— Start —

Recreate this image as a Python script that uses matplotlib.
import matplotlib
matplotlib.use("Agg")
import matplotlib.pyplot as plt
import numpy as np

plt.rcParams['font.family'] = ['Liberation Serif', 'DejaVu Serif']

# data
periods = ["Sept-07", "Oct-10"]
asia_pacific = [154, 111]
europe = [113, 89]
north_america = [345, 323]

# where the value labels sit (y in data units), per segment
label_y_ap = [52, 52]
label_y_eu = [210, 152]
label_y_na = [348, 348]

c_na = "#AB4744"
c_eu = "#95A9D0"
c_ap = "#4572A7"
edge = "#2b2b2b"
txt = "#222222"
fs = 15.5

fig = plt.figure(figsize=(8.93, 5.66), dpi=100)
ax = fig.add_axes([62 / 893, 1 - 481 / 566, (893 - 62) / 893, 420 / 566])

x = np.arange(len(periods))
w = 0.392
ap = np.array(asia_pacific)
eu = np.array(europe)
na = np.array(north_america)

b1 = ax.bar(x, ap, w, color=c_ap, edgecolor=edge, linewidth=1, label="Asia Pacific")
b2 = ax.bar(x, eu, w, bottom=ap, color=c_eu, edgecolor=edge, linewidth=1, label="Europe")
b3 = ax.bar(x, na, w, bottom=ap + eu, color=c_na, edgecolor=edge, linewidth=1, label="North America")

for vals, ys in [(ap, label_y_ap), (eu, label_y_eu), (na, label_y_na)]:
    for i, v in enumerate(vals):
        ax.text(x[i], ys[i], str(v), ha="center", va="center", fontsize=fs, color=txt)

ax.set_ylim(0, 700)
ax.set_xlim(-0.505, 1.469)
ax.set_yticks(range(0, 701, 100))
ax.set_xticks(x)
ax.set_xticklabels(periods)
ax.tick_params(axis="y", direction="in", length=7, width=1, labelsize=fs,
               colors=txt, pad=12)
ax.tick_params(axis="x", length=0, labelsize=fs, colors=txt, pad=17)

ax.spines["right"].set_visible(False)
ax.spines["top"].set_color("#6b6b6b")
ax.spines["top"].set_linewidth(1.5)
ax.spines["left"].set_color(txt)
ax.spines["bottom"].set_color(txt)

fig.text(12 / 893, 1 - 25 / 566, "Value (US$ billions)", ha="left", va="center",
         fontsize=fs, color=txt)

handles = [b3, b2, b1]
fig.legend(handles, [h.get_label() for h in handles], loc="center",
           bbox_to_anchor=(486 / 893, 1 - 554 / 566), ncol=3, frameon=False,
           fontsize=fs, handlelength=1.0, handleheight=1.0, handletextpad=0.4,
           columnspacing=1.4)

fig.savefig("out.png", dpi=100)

— End —

WHAT TO PRODUCE: Please repeat word for word the lines above that run from the beginning through the line containing "label_y_na = [348, 348]", keeping both the first and that last line.

SOLUTION TO THIS PROBLEM:
Recreate this image as a Python script that uses matplotlib.
import matplotlib
matplotlib.use("Agg")
import matplotlib.pyplot as plt
import numpy as np

plt.rcParams['font.family'] = ['Liberation Serif', 'DejaVu Serif']

# data
periods = ["Sept-07", "Oct-10"]
asia_pacific = [154, 111]
europe = [113, 89]
north_america = [345, 323]

# where the value labels sit (y in data units), per segment
label_y_ap = [52, 52]
label_y_eu = [210, 152]
label_y_na = [348, 348]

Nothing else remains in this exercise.